The activities of “Team Cheney” were not isolated. As Jane Mayer revealed in The New Yorker, a secret National Security Council memo directed its staff “to cooperate fully” with Cheney’s task force and, specifically, to join “the review of operational policies towards rogue states such as Iraq and actions regarding the capture of new and existing oil and gas fields.”
The US State Department too joined the party, launching the Future of Iraq Project (FIP) 18 months before the war began, a period during which the US administration denied it had any specific war plans for Iraq. Within the FIP, however, experts from Iraq and the US produced 2,000 pages on how to deal with post-war Iraq, stating that the country should be, “opened to international oil companies as quickly as possible after the war.”
Which it was—almost overnight, the US-lead Coalition Provisional Authority turned Iraq into one of the most privatized nations on earth. State-owned enterprises were put up for sale, corporate taxes slashed and foreign firms could enter the market and repatriate profits tax-free. According to the Center for Public Integrity, 15 American companies were awarded contracts worth $50 billion—but not to oil companies.
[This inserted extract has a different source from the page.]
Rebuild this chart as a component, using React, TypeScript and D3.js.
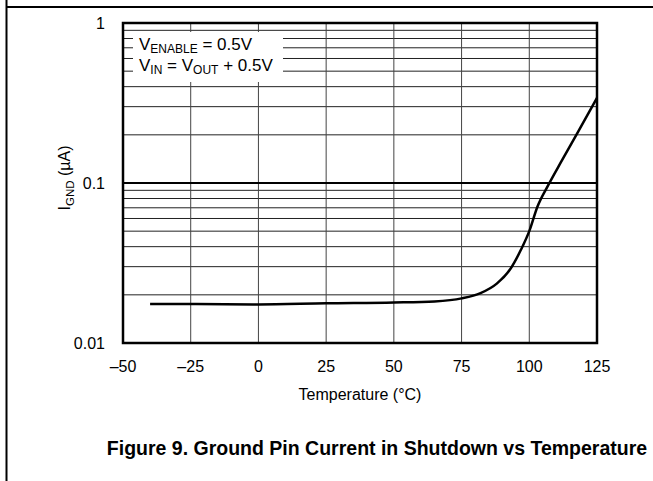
import React, { useEffect, useRef } from "react";
import * as d3 from "d3";

// Values
const temps = [-40, -25, 0, 25, 50, 65, 75, 82, 88, 93, 97, 100, 103, 107, 112, 118, 125];
const igndValues = [
  0.0175, 0.0175, 0.0174, 0.0177, 0.0179, 0.0182, 0.019, 0.0205, 0.0235, 0.029,
  0.0385, 0.05, 0.071, 0.097, 0.138, 0.209, 0.34,
];
const xTicks = [-50, -25, 0, 25, 50, 75, 100, 125];
const yTicks = [0.01, 0.1, 1];
const yTickLabels = ["0.01", "0.1", "1"];

const W = 653;
const H = 481;

const App: React.FC = () => {
  const svgRef = useRef<SVGSVGElement>(null);

  useEffect(() => {
    const svg = d3.select(svgRef.current);
    svg.selectAll("*").remove();

    const left = 123;
    const right = 597;
    const top = 23;
    const bottom = 343;

    const x = d3.scaleLinear().domain([-50, 125]).range([left, right]);
    const y = d3.scaleLog().domain([0.01, 1]).range([bottom, top]);

    const font = "Arial, 'Liberation Sans', Helvetica, sans-serif";

    // page frame
    svg.append("line").attr("x1", 6.5).attr("x2", 6.5).attr("y1", 0).attr("y2", H)
      .attr("stroke", "#000").attr("stroke-width", 2);
    svg.append("line").attr("x1", 6.5).attr("x2", W).attr("y1", 7).attr("y2", 7)
      .attr("stroke", "#000").attr("stroke-width", 2);

    const grid = svg.append("g");

    // minor horizontal lines (2..9 in each decade)
    const minors: number[] = [];
    [0.01, 0.1].forEach((d) => {
      for (let k = 2; k <= 9; k++) minors.push(d * k);
    });
    grid.selectAll("line.minor").data(minors).enter().append("line")
      .attr("x1", left).attr("x2", right)
      .attr("y1", (d) => y(d)).attr("y2", (d) => y(d))
      .attr("stroke", "#222").attr("stroke-width", 1);

    // vertical grid
    grid.selectAll("line.vx").data(xTicks.slice(1, -1)).enter().append("line")
      .attr("x1", (d) => x(d)).attr("x2", (d) => x(d))
      .attr("y1", top).attr("y2", bottom)
      .attr("stroke", "#444").attr("stroke-width", 1);

    // decade line
    grid.append("line").attr("x1", left).attr("x2", right)
      .attr("y1", y(0.1)).attr("y2", y(0.1))
      .attr("stroke", "#000").attr("stroke-width", 2);

    // annotation box covers the grid
    svg.append("rect").attr("x", 133).attr("y", 32).attr("width", 150).attr("height", 50)
      .attr("fill", "#fff");

    const note = svg.append("g").attr("font-family", font).attr("fill", "#000");
    const t1 = note.append("text").attr("x", 139).attr("y", 50).attr("font-size", 17);
    t1.append("tspan").text("V");
    t1.append("tspan").attr("font-size", 12).attr("dy", 3).text("ENABLE");
    t1.append("tspan").attr("dy", -3).text(" = 0.5V");
    const t2 = note.append("text").attr("x", 139).attr("y", 71).attr("font-size", 17);
    t2.append("tspan").text("V");
    t2.append("tspan").attr("font-size", 12).attr("dy", 3).text("IN");
    t2.append("tspan").attr("dy", -3).text(" = V");
    t2.append("tspan").attr("font-size", 12).attr("dy", 3).text("OUT");
    t2.append("tspan").attr("dy", -3).text(" + 0.5V");

    // curve
    const line = d3.line<number>()
      .x((_, i) => x(temps[i]))
      .y((d) => y(d))
      .curve(d3.curveMonotoneX);
    svg.append("path").datum(igndValues).attr("d", line)
      .attr("fill", "none").attr("stroke", "#000").attr("stroke-width", 2.5);

    // plot frame
    svg.append("rect").attr("x", left).attr("y", top)
      .attr("width", right - left).attr("height", bottom - top)
      .attr("fill", "none").attr("stroke", "#000").attr("stroke-width", 2.5);

    // tick labels
    svg.selectAll("text.xt").data(xTicks).enter().append("text")
      .attr("x", (d) => x(d)).attr("y", 372)
      .attr("text-anchor", "middle").attr("font-family", font).attr("font-size", 16)
      .text((d) => (d < 0 ? `\u2013${Math.abs(d)}` : `${d}`));

    svg.selectAll("text.yt").data(yTicks).enter().append("text")
      .attr("x", 105).attr("y", (d) => y(d)).attr("dy", "0.36em")
      .attr("text-anchor", "end").attr("font-family", font).attr("font-size", 16)
      .text((_, i) => yTickLabels[i]);

    // axis titles
    svg.append("text").attr("x", (left + right) / 2).attr("y", 400)
      .attr("text-anchor", "middle").attr("font-family", font).attr("font-size", 16)
      .text("Temperature (\u00B0C)");

    const yt = svg.append("text").attr("transform", "translate(70,178) rotate(-90)")
      .attr("text-anchor", "middle").attr("font-family", font).attr("font-size", 16);
    yt.append("tspan").text("I");
    yt.append("tspan").attr("font-size", 11.5).attr("dy", 4).text("GND");
    yt.append("tspan").attr("dy", -4).text(" (\u00B5A)");

    // caption
    svg.append("text").attr("x", 377).attr("y", 455)
      .attr("text-anchor", "middle").attr("font-family", font)
      .attr("font-size", 19.5).attr("font-weight", "bold")
      .text("Figure 9. Ground Pin Current in Shutdown vs Temperature");
  }, []);

  return (
    <svg
      ref={svgRef}
      width={W}
      height={H}
      style={{ position: "absolute", left: 0, top: 0, background: "#fff" }}
    ></svg>
  );
};

export default App;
That might have made things too obvious. It would also have been a violation of the Iraqi constitution. So a new law was needed, a work in progress ever since. To the immense frustration of the Americans, the main Iraqi power brokers have so far been unable to agree on a framework. The Kurds want regional authorities to have the main say, the Sunnis want a strong national authority, and Shi’ites want something in between.
All parties, including the Americans, agree on one thing: the Iraqi oil sector will be open to foreign investors. Fair enough. The shattered Iraqi oil industry is in dire need of a cash injection, some $25 billion over the next five years. The trouble is that any new oil law appears to be heading towards Production Sharing Agreements or PSAs.
In exchange for investments in exploration and production, a PSA allows oil companies to keep revenues until its initial investments are covered. Fair enough … or is it? British oil watchdog Platform has warned how PSAs allow for extremely high profit margins, up to 13 times a company’s minimum target.
Currently just 12% of the world’s oil is governed by PSAs, as they are only used in countries with small or difficult to reach oilfields, or in case of high-risk exploration. In Iraq, however, most fields have been very well documented, oil lies close to the surface and is cheap to extract.
When current Iraqi Vice-President Adel Mahdi first announced the liberalization of the Iraqi oil sector in Washington in 2004, he proclaimed it “very promising to American investors and American enterprise, certainly to oil companies.”
And yet, just days before the first tanks rolled over the Iraqi border, British Prime Minister Tony Blair assured a baying British public that, “Iraqi oil revenues, which people falsely claim we want to seize, should be put in a trust fund for the Iraqi people.” Who was being ignorant and naive?